Note – the classpath in the javac command assumes that necessary Hadoop library jar files are installed  in certain locations.  The locations mentioned are for the Hortonworks HDP 2.3.0 Sandbox VM, but can be changed to suit other versions / distributions.

Using the custom InputFormat with Hive

Run hive at the command line.

In the Hive session, add the newly created InputFormat JAR:

hive> add jar /tmp/CustomTextInputFormat.jar;
Added [/tmp/CustomTextInputFormat.jar] to class path
Added resources: [/tmp/CustomTextInputFormat.jar]

Create an external table on an HDFS directory containing ASCII grid formatted files:

hive> create external table default.test_ascii
(
lat1 float, long1 float, lat2 float, long2 float, measurement float
)
ROW FORMAT DELIMITED
FIELDS TERMINATED BY '\t'
STORED AS INPUTFORMAT 'com.analyticsanvil.custominputformat.CustomTextInputFormat'
OUTPUTFORMAT 'org.apache.hadoop.hive.ql.io.IgnoreKeyTextOutputFormat'
LOCATION '/tmp/'; 
OK
Time taken: 13.192 seconds

Run a test query on the external table:

hive> select * from default.test_ascii limit 10;
OK
-43.975002      112.025 -43.925007      112.075 -999.0
-43.975002      112.075 -43.925007      112.12499       -999.0
-43.975002      112.12499       -43.925007      112.17499       -999.0
-43.975002      112.17499       -43.925007      112.22498       -999.0
-43.975002      112.22498       -43.925007      112.27498       -999.0
-43.975002      112.27498       -43.925007      112.324974      -999.0
-43.975002      112.324974      -43.925007      112.37497       -999.0
-43.975002      112.37497       -43.925007      112.424965      -999.0
-43.975002      112.424965      -43.925007      112.47496       -999.0
-43.975002      112.47496       -43.925007      112.524956      -999.0
Time taken: 3.94 seconds, Fetched: 10 row(s)
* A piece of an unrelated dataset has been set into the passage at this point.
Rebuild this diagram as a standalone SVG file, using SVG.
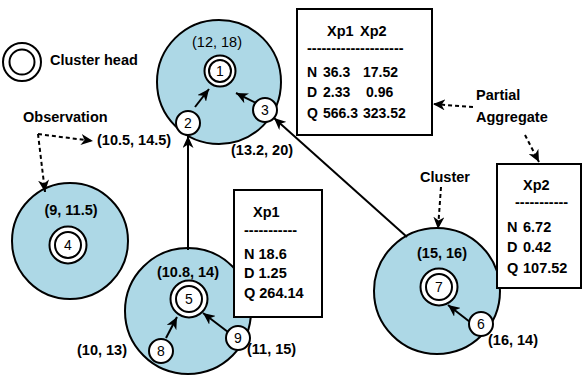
<svg xmlns="http://www.w3.org/2000/svg" width="582" height="381" viewBox="0 0 582 381">
<style>
text{font-family:"Liberation Sans",Arial,sans-serif;font-size:14.5px;fill:#000}
.b{font-weight:bold}
.t{font-size:14px}
.n{font-size:14px;text-anchor:middle}
.cl{fill:#ADD8E6;stroke:#000;stroke-width:2}
.w{fill:#fff;stroke:#000;stroke-width:2}
.box{fill:#fff;stroke:#000;stroke-width:2}
.ln{stroke:#000;stroke-width:2;fill:none;marker-end:url(#ah)}
.ds{stroke:#000;stroke-width:2;fill:none;stroke-dasharray:4 3;marker-end:url(#ah)}
</style>
<defs>
<marker id="ah" markerUnits="userSpaceOnUse" markerWidth="13" markerHeight="11" refX="12" refY="5.5" orient="auto">
<path d="M0,0 L12,5.5 L0,11 L3.5,5.5 z" fill="#000" stroke="none"/>
</marker>
</defs>
<rect width="582" height="381" fill="#fff"/>

<g id="legend">
<circle class="w" cx="22" cy="62" r="19"/>
<circle class="w" cx="22" cy="62" r="12.5"/>
<text class="b" x="50" y="65">Cluster head</text>
</g>

<g id="cluster1">
<circle class="cl" cx="219" cy="82" r="62"/>
<text x="217" y="47" text-anchor="middle">(12, 18)</text>
</g>
<g id="cluster4">
<circle class="cl" cx="70" cy="241" r="58"/>
<text class="b" x="71" y="215" text-anchor="middle">(9, 11.5)</text>
</g>
<g id="cluster5">
<circle class="cl" cx="188" cy="311" r="63"/>
<text class="b" x="188" y="277" text-anchor="middle">(10.8, 14)</text>
</g>
<g id="cluster7">
<circle class="cl" cx="437" cy="291" r="63"/>
<text class="b" x="442" y="258" text-anchor="middle">(15, 16)</text>
</g>

<g id="connectors">
<line class="ln" x1="195" y1="107" x2="209" y2="89"/>
<line class="ln" x1="260" y1="105" x2="236" y2="93"/>
<line class="ln" x1="188" y1="250" x2="188" y2="136"/>
<line class="ln" x1="407" y1="237" x2="274" y2="118"/>
<line class="ln" x1="166" y1="338" x2="177" y2="317"/>
<line class="ln" x1="228" y1="332" x2="203" y2="313"/>
<line class="ln" x1="470" y1="322" x2="448" y2="305"/>
<line class="ds" x1="38" y1="134" x2="93" y2="141"/>
<line class="ds" x1="38" y1="134" x2="45" y2="192"/>
<line class="ds" x1="473" y1="107" x2="433" y2="104"/>
<line class="ds" x1="525" y1="135" x2="539" y2="162"/>
<line class="ds" x1="441" y1="187" x2="438" y2="229"/>
</g>

<g id="node1">
<circle class="w" cx="220" cy="71" r="15.5"/>
<circle class="w" cx="220" cy="71" r="11"/>
<text class="n" x="220" y="76">1</text>
</g>
<g id="node2">
<circle class="w" cx="188" cy="123" r="12"/>
<text class="n" x="188" y="128">2</text>
</g>
<g id="node3">
<circle class="w" cx="265" cy="110" r="12"/>
<text class="n" x="265" y="115">3</text>
</g>
<g id="node4">
<circle class="w" cx="68" cy="245" r="18.5"/>
<circle class="w" cx="68" cy="245" r="13"/>
<text class="n" x="68" y="250">4</text>
</g>
<g id="node5">
<circle class="w" cx="189" cy="299" r="18.5"/>
<circle class="w" cx="189" cy="299" r="13"/>
<text class="n" x="189" y="304">5</text>
</g>
<g id="node7">
<circle class="w" cx="439" cy="287" r="18.5"/>
<circle class="w" cx="439" cy="287" r="13"/>
<text class="n" x="439" y="292">7</text>
</g>
<g id="node8">
<circle class="w" cx="161" cy="351" r="12"/>
<text class="n" x="161" y="356">8</text>
</g>
<g id="node9">
<circle class="w" cx="238" cy="338" r="12"/>
<text class="n" x="238" y="343">9</text>
</g>
<g id="node6">
<circle class="w" cx="481" cy="324" r="12"/>
<text class="n" x="481" y="329">6</text>
</g>

<g id="labels">
<text class="b" x="23" y="122">Observation</text>
<text class="b" x="97" y="145">(10.5, 14.5)</text>
<text class="b" x="231" y="155">(13.2, 20)</text>
<text class="b" x="77" y="355">(10, 13)</text>
<text class="b" x="247" y="354">(11, 15)</text>
<text class="b" x="488" y="345">(16, 14)</text>
<text class="b" x="420" y="182">Cluster</text>
<text class="b" x="476" y="100">Partial</text>
<text class="b" x="476" y="122">Aggregate</text>
</g>

<g id="box1">
<rect class="box" x="297" y="9" width="135" height="126"/>
<text class="b" y="36"><tspan x="327">Xp1</tspan><tspan x="360">Xp2</tspan></text>
<text class="b" x="307" y="53">--------------------</text>
<text class="b t" y="77"><tspan x="307">N</tspan><tspan x="323">36.3</tspan><tspan x="363">17.52</tspan></text>
<text class="b t" y="97"><tspan x="307">D</tspan><tspan x="323">2.33</tspan><tspan x="366">0.96</tspan></text>
<text class="b t" y="118"><tspan x="307">Q</tspan><tspan x="323">566.3</tspan><tspan x="363">323.52</tspan></text>
</g>

<g id="box2">
<rect class="box" x="234" y="190" width="88" height="127"/>
<text class="b" x="253" y="217">Xp1</text>
<text class="b" x="244" y="235">-----------</text>
<text class="b" x="244" y="259">N 18.6</text>
<text class="b" x="244" y="278">D 1.25</text>
<text class="b" x="244" y="298">Q 264.14</text>
</g>

<g id="box3">
<rect class="box" x="497" y="164" width="84" height="124"/>
<text class="b" x="523" y="190">Xp2</text>
<text class="b" x="515" y="207">-----------</text>
<text class="b" y="232"><tspan x="507">N</tspan><tspan x="523">6.72</tspan></text>
<text class="b" y="252"><tspan x="507">D</tspan><tspan x="523">0.42</tspan></text>
<text class="b" y="273"><tspan x="507">Q</tspan><tspan x="523">107.52</tspan></text>
</g>
</svg>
The query returns data in the desired tabular format.

Conclusion

By creating an InputFormat Java class which reads and transforms fixed format files at the time of Hive querying, we can effectively convert data into forms better which are better suited to analytical purposes.

Similarly, writing a custom input format allows almost any data to be read by invoking a custom Java class on each mapper, translating the input into tabular format for use in Hive.  In the above example ReadASCIIGridFile.java converts an ASCII grid formatted file to a long list of lat / long combinations and readings, but equally, a new Java class could be coded to read more exotic forms of input data – e.g. MP3 audio files, JPEGs or other types of binary file.  So long as a developer knows how to code the translation in Java, input formats can be converted into Hive queryable tabular data on the fly and in parallel (e.g. MP3 files with timestamps and spectral / frequency analysis).

It’s worth noting, further improvements can be made to the Java code above.  For example – more efficient parsing of input files (currently using regular expressions), better error checking, memory utilisation and a mechanism to combine input files for a given input split to improve performance.